Hallo Martin,
Wenn man einen Hund danach schlägt: Wie schafft er das, die Verbindung zwischen den Schlägen und einem Ereignis herzustellen, an das er sich zum Zeitpunkt der Schläge nicht mehr erinnern kann?
Gar nicht. Der Hund kann die Schläge nicht mit der „Tat“ in Verbindung bringen. Stattdessen passiert Folgendes: Der Hund wird vom Besitzer geschlagen, obwohl er in diesem Augenblick nichts getan hat, was diese Strafe begründen könnte (er hat z.B. einfach rumgestanden oder seinen Besitzer begrüßt, was bislang niemals bestraft wurde).

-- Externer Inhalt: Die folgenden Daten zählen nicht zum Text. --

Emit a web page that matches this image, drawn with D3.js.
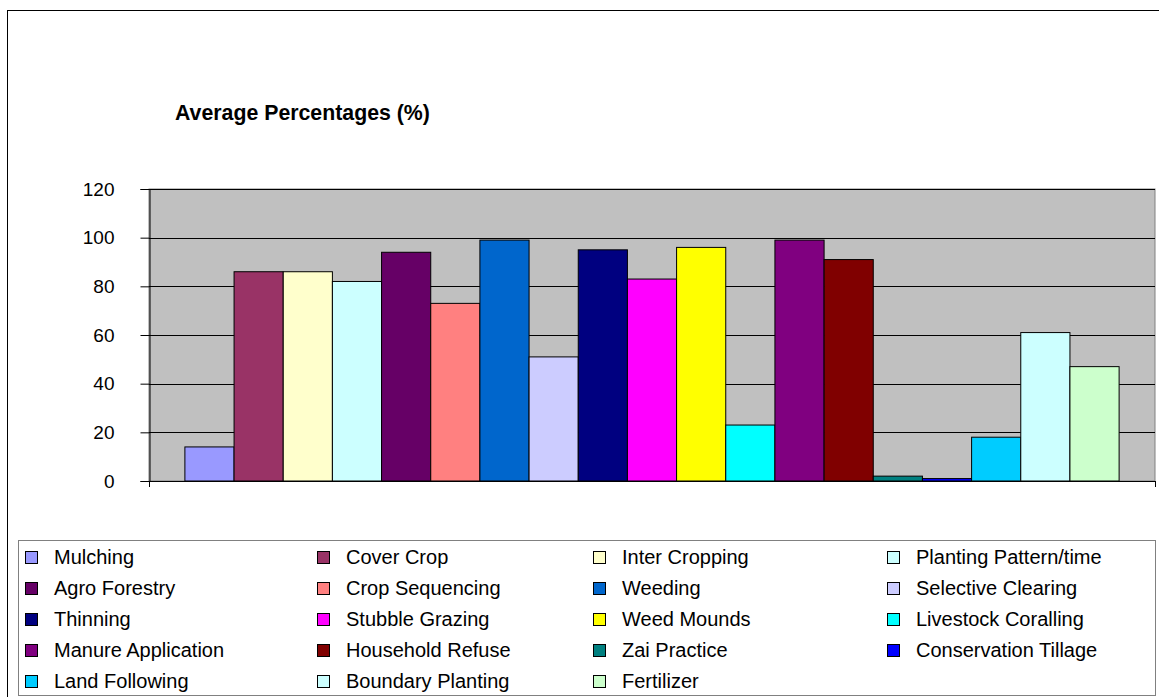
<!DOCTYPE html>
<html>
<head>
<meta charset="utf-8">
<script src="https://cdn.jsdelivr.net/npm/d3@7"></script>
<style>
  body { margin: 0; background: #fff; }
  svg { display: block; font-family: "Liberation Sans", Arial, sans-serif; }
</style>
</head>
<body>
<svg width="1159" height="697"></svg>
<script>
// datos
const practicas = ["Mulching", "Cover Crop", "Inter Cropping", "Planting Pattern/time",
  "Agro Forestry", "Crop Sequencing", "Weeding", "Selective Clearing",
  "Thinning", "Stubble Grazing", "Weed Mounds", "Livestock Coralling",
  "Manure Application", "Household Refuse", "Zai Practice", "Conservation Tillage",
  "Land Following", "Boundary Planting", "Fertilizer"];
const porcentajes = [14, 86, 86, 82, 94, 73, 99, 51, 95, 83, 96, 23, 99, 91, 2, 1, 18, 61, 47];
const colores = ["#9999FF", "#993366", "#FFFFCC", "#CCFFFF", "#660066", "#FF8080", "#0066CC", "#CCCCFF",
  "#000080", "#FF00FF", "#FFFF00", "#00FFFF", "#800080", "#800000", "#008080", "#0000FF",
  "#00CCFF", "#CCFFFF", "#CCFFCC"];
const ticksY = [0, 20, 40, 60, 80, 100, 120];
const titulo = "Average Percentages (%)";

const svg = d3.select("svg");

// marco exterior
svg.append("rect")
  .attr("x", 7.5).attr("y", 10.5)
  .attr("width", 1170).attr("height", 710)
  .attr("fill", "none").attr("stroke", "#000").attr("stroke-width", 1);

// area del grafico
const izq = 149, der = 1155, arriba = 189, abajo = 481;

const yScale = d3.scaleLinear().domain([0, 120]).range([abajo, arriba]);
const xScale = d3.scaleBand().domain(practicas).range([izq, der])
  .paddingInner(0).paddingOuter(0.73);

svg.append("rect")
  .attr("x", izq).attr("y", arriba)
  .attr("width", der - izq).attr("height", abajo - arriba)
  .attr("fill", "#C0C0C0").attr("stroke", "#808080").attr("stroke-width", 1);

// lineas de cuadricula
svg.append("g")
  .selectAll("line")
  .data(ticksY.filter(d => d > 0))
  .join("line")
  .attr("x1", izq).attr("x2", der)
  .attr("y1", d => Math.round(yScale(d)) + 0.5)
  .attr("y2", d => Math.round(yScale(d)) + 0.5)
  .attr("stroke", "#000").attr("stroke-width", 1);

// barras
svg.append("g")
  .selectAll("rect")
  .data(practicas)
  .join("rect")
  .attr("x", d => xScale(d))
  .attr("y", (d, i) => yScale(porcentajes[i]))
  .attr("width", xScale.bandwidth())
  .attr("height", (d, i) => yScale(0) - yScale(porcentajes[i]))
  .attr("fill", (d, i) => colores[i])
  .attr("stroke", "#000").attr("stroke-width", 1);

// eje y
const ejeY = svg.append("g")
  .attr("transform", `translate(${izq + 0.5},0)`)
  .call(d3.axisLeft(yScale).tickValues(ticksY).tickSize(9).tickPadding(26));
ejeY.select(".domain").attr("stroke", "#000");
ejeY.selectAll(".tick line").attr("stroke", "#000");
ejeY.selectAll("text").attr("font-size", "19px").attr("fill", "#000")
  .attr("font-family", "'Liberation Sans', Arial, sans-serif");

// eje x
svg.append("line")
  .attr("x1", izq).attr("x2", der)
  .attr("y1", abajo + 0.5).attr("y2", abajo + 0.5)
  .attr("stroke", "#000");
[izq, der].forEach(x => {
  svg.append("line")
    .attr("x1", x + 0.5).attr("x2", x + 0.5)
    .attr("y1", abajo).attr("y2", abajo + 6)
    .attr("stroke", "#000");
});

// titulo
svg.append("text")
  .attr("x", 175).attr("y", 120)
  .attr("font-size", "21.3px").attr("font-weight", "bold")
  .text(titulo);

// leyenda
svg.append("rect")
  .attr("x", 18.5).attr("y", 540.5)
  .attr("width", der - 18).attr("height", 155)
  .attr("fill", "#fff").attr("stroke", "#808080");

const columnasX = [54, 346, 622, 916];
const filaY0 = 557, filaPaso = 31;

const items = svg.append("g")
  .selectAll("g")
  .data(practicas)
  .join("g")
  .attr("transform", (d, i) => `translate(${columnasX[i % 4]},${filaY0 + Math.floor(i / 4) * filaPaso})`);

items.append("rect")
  .attr("x", -28.5).attr("y", -5.5)
  .attr("width", 12).attr("height", 12)
  .attr("fill", (d, i) => colores[i])
  .attr("stroke", "#000").attr("stroke-width", 1);

items.append("text")
  .attr("x", 0).attr("y", 0)
  .attr("dy", "0.35em")
  .attr("font-size", "20px")
  .text(d => d);
</script>
</body>
</html>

Der „Überfall“ des Besitzer löst beim Hund starke Verunsicherung aus und er zeigt im Normalfall Beschwichtigungsgesten, um die Aggression des Menschen zu hemmen. Da ein Mensch, der seinen Hund für etwas bestrafen will, was bereits vorüber ist, mit hoher Wahrscheinlichkeit keine Ahnung von Beschwichtigungsverhalten und dessen Bedeutung hat, wird er vermutlich nicht aufhören, den Hund zu „bestrafen“.
Das verstärkt die Verunsicherung des Hundes. Es kann passieren, dass der Hund glaubt, es handle sich um einen lebensbedrohlichen Kampf, weil der Gegner seine Beschwichtigungsgesten nicht anerkennt. Das kann dazu führen, dass er zur Gegenwehr schreitet und zu beißen beginnt.

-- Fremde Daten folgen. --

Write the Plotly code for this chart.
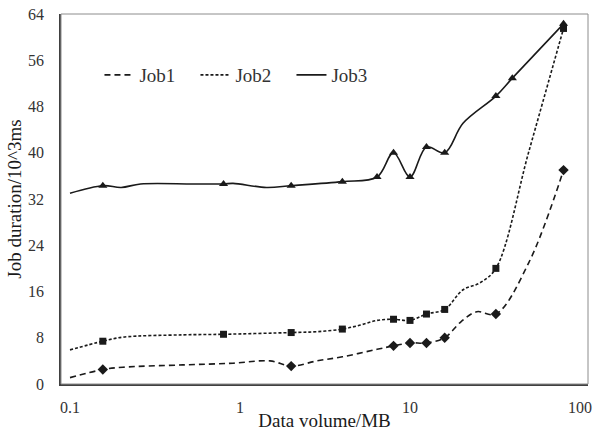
import plotly.graph_objects as go
import math

# ---- data ----
job1_x = [0.1, 0.156, 0.205, 0.46, 0.91, 1.5, 2, 2.84, 4, 6.4, 8, 10, 12.5, 16, 20, 24.7, 32, 50, 80]
job1_y = [1.1, 2.5, 2.9, 3.3, 3.6, 4.0, 3.1, 4.0, 4.7, 6.0, 6.6, 7.1, 7.1, 8.0, 10.8, 12.5, 12.1, 21.0, 37.0]
job1_mark = [0, 1, 0, 0, 0, 0, 1, 0, 0, 0, 1, 1, 1, 1, 0, 0, 1, 0, 1]

job2_x = [0.1, 0.156, 0.205, 0.46, 0.8, 2, 2.84, 4, 5.1, 6.4, 8, 10, 12.5, 16, 20.5, 25.8, 32, 50, 80]
job2_y = [5.9, 7.4, 8.1, 8.5, 8.6, 8.9, 9.05, 9.5, 10.2, 11.0, 11.2, 11.0, 12.1, 12.9, 16.3, 17.5, 20.0, 40.2, 61.5]
job2_mark = [0, 1, 0, 0, 1, 1, 0, 1, 0, 0, 1, 1, 1, 1, 0, 0, 1, 0, 1]

job3_x = [0.1, 0.156, 0.2, 0.26, 0.53, 0.8, 0.91, 1.43, 2, 4, 6.4, 8, 10, 12.5, 16, 20.5, 32, 40, 80]
job3_y = [33.0, 34.3, 34.0, 34.6, 34.6, 34.6, 34.7, 34.0, 34.3, 35.0, 35.8, 40.0, 35.8, 41.0, 40.0, 45.1, 49.8, 52.9, 62.3]
job3_mark = [0, 1, 0, 0, 0, 1, 0, 0, 1, 1, 1, 1, 1, 1, 1, 0, 1, 1, 1]

series_names = ["Job1", "Job2", "Job3"]
x_ticks = [0.1, 1, 10, 100]
x_ticktext = ["0.1", "1", "10", "100"]
y_ticks = [0, 8, 16, 24, 32, 40, 48, 56, 64]

FONT = "Liberation Serif, Times New Roman, serif"
INK = "#1a1a1a"

styles = [
    dict(dash="6px,4px", symbol="diamond", size=8),
    dict(dash="3px,2px", symbol="square", size=7),
    dict(dash="solid", symbol="triangle-up", size=8),
]

fig = go.Figure()
data = [(job1_x, job1_y, job1_mark), (job2_x, job2_y, job2_mark), (job3_x, job3_y, job3_mark)]
for name, (xs, ys, mk), st in zip(series_names, data, styles):
    fig.add_trace(go.Scatter(
        x=xs, y=ys, mode="lines", name=name,
        line=dict(color=INK, width=1.6, dash=st["dash"], shape="spline", smoothing=1.0),
        hoverinfo="skip",
    ))
for name, (xs, ys, mk), st in zip(series_names, data, styles):
    fig.add_trace(go.Scatter(
        x=[x for x, m in zip(xs, mk) if m],
        y=[y for y, m in zip(ys, mk) if m],
        mode="markers", name=name, showlegend=False,
        marker=dict(color=INK, symbol=st["symbol"], size=st["size"], line=dict(width=0)),
    ))

fig.update_layout(
    width=594, height=431,
    margin=dict(l=61, r=6, t=14, b=47, autoexpand=False),
    paper_bgcolor="white", plot_bgcolor="white",
    font=dict(family=FONT, color="#333333", size=16),
    showlegend=True,
    legend=dict(
        orientation="h", x=0.073, y=0.835, xanchor="left", yanchor="middle",
        font=dict(family=FONT, size=19, color="#333333"),
        bgcolor="rgba(0,0,0,0)", entrywidth=51, entrywidthmode="pixels",
    ),
    shapes=[dict(type="rect", xref="paper", yref="paper", x0=0, y0=0, x1=1, y1=1,
                 line=dict(color="#8c8c8c", width=1), layer="above")],
)
fig.update_xaxes(
    type="log", range=[math.log10(0.1) - 9 / 170, 2 + 8 / 170], automargin=False,
    tickvals=x_ticks, ticktext=x_ticktext, ticks="", showgrid=False, zeroline=False,
    showline=True, linecolor="#404040", linewidth=1.5, ticklabelstandoff=8,
    tickfont=dict(family=FONT, size=16, color="#333333"),
    title=dict(text="Data volume/MB", font=dict(family=FONT, size=19, color="#1a1a1a"), standoff=0),
)
fig.update_yaxes(
    range=[0, 64], tickvals=y_ticks, ticks="", showgrid=False, zeroline=False, automargin=False,
    showline=True, linecolor="#404040", linewidth=1.5, ticklabelstandoff=12,
    tickfont=dict(family=FONT, size=16, color="#333333"),
    title=dict(text="Job duration/10^3ms", font=dict(family=FONT, size=19, color="#1a1a1a"), standoff=1),
)

fig.write_html(
    "out.html",
    config={"displayModeBar": False},
    post_script="document.body.style.margin='0';document.body.style.overflow='hidden';"
                "document.documentElement.style.overflow='hidden';",
)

In jedem Fall hat das Vertrauensverhältnis zwischen Hund und Besitzer einen Bruch erlitten, da der Hund seinen Menschen als jemanden erlebt hat, der ihn grundlos angreift. Aus diesem Grund wird er bei folgenden Begegnungen deutliche Beschwichtigungsgesten zeigen, um zu verhindern, dass er wieder überraschend angegriffen wird.
Der unwissende Mensch interpretiert dieses Verhalten dann gerne mal als „schlechtes Gewissen“. In Wahrheit ist es lediglich Ausdruck eines starken Misstrauens in das Verhalten des Menschen.

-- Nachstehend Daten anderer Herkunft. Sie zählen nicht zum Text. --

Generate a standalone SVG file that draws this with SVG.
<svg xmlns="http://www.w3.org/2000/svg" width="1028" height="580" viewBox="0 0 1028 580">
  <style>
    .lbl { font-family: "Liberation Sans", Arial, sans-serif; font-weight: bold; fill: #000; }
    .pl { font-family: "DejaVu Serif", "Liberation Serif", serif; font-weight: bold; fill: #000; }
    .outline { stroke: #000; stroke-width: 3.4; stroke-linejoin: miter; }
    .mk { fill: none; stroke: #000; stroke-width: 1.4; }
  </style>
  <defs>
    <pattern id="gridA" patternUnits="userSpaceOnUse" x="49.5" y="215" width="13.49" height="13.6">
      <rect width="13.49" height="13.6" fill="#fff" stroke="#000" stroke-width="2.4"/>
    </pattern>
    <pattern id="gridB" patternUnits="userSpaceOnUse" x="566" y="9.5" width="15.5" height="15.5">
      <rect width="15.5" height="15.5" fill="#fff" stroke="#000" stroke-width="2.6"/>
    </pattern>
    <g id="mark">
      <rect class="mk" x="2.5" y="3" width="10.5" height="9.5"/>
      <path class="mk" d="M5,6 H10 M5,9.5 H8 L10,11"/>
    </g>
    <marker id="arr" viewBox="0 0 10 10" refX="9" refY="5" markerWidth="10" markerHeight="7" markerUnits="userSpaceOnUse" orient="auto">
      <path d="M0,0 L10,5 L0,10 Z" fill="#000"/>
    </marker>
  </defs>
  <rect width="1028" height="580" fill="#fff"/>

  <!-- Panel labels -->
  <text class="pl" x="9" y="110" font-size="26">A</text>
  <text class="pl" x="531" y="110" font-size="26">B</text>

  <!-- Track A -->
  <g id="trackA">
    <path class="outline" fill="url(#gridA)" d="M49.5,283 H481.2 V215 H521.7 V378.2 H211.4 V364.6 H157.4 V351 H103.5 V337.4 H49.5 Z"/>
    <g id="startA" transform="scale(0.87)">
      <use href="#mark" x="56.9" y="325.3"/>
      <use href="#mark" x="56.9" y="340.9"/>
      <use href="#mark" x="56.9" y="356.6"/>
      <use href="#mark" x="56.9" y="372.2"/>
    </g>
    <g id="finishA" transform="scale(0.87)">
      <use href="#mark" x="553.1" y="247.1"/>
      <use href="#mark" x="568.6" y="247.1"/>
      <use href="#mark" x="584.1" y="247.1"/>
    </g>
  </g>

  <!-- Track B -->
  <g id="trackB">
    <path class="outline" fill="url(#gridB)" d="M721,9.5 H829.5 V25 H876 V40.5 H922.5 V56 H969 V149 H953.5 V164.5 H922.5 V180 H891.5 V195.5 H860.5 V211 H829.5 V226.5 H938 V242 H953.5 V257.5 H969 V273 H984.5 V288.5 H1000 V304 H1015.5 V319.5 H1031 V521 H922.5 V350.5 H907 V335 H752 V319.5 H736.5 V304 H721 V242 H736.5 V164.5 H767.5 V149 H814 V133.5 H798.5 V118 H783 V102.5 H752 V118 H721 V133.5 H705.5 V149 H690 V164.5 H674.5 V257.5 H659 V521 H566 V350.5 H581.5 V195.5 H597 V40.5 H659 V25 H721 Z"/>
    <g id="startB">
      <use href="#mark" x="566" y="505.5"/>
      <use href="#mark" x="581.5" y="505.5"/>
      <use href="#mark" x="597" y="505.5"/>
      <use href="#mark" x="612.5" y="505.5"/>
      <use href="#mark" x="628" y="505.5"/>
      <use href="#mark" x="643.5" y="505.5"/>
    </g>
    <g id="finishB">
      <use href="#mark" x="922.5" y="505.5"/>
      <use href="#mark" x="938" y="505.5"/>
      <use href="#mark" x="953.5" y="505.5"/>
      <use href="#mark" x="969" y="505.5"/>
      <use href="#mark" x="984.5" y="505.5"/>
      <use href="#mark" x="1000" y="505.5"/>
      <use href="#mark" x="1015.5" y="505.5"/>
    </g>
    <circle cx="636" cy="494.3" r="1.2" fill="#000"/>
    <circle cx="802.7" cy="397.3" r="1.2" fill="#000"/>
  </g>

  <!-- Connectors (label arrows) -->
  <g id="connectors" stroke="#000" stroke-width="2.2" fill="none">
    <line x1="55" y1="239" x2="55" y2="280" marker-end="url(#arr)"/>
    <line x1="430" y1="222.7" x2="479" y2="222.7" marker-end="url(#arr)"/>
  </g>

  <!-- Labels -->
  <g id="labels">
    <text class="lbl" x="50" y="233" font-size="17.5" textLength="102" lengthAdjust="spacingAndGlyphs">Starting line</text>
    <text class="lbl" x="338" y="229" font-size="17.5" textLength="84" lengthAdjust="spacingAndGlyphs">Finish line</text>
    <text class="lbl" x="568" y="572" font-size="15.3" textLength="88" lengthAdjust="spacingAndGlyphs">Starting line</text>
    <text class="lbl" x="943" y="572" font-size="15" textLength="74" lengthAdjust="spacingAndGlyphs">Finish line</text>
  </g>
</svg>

Für den Fall mit der Wurst würde das so aussehen, dass der Hund - der ja nicht verstanden hat, dass sein Besitzer ihn wegen des Wurstklauens angegriffen hat - die Wurst beim nächsten Mal wieder frisst. Betritt der Besitzer den Raum wird er, aus Angst vor einem neuerlichen (für ihn unberechenbaren) Angriff, beschwichtigen.
Der unwissende Mensch wird behaupten, der Hund wisse genau, was er getan habe, da er augenscheinlich ein „schlechtes Gewissen“ gezeigt hätte und daraus ableiten, dass es sehr wohl sinnvoll sein, den Hund im Nachhinein für etwas zu bestrafen.
Das funktioniert aber niemals. Auch dann nicht, wenn der Mensch nach menschlicher Logik vorgeht und dem Hund „zeigt“, was er angerichtet hat (z.B. auf den Teppich gemacht oder einen Schuh zerkaut hat), indem er ihn dorthin zerrt und ihn mit der Nase reintaucht oder ihm den Schuh vors Gesicht hält. Diese „Logik“ kann ein Hund nicht verstehen. Er wird natürlich auch dann wieder beschwichtigen, um weitere Angriffe abzuwehren.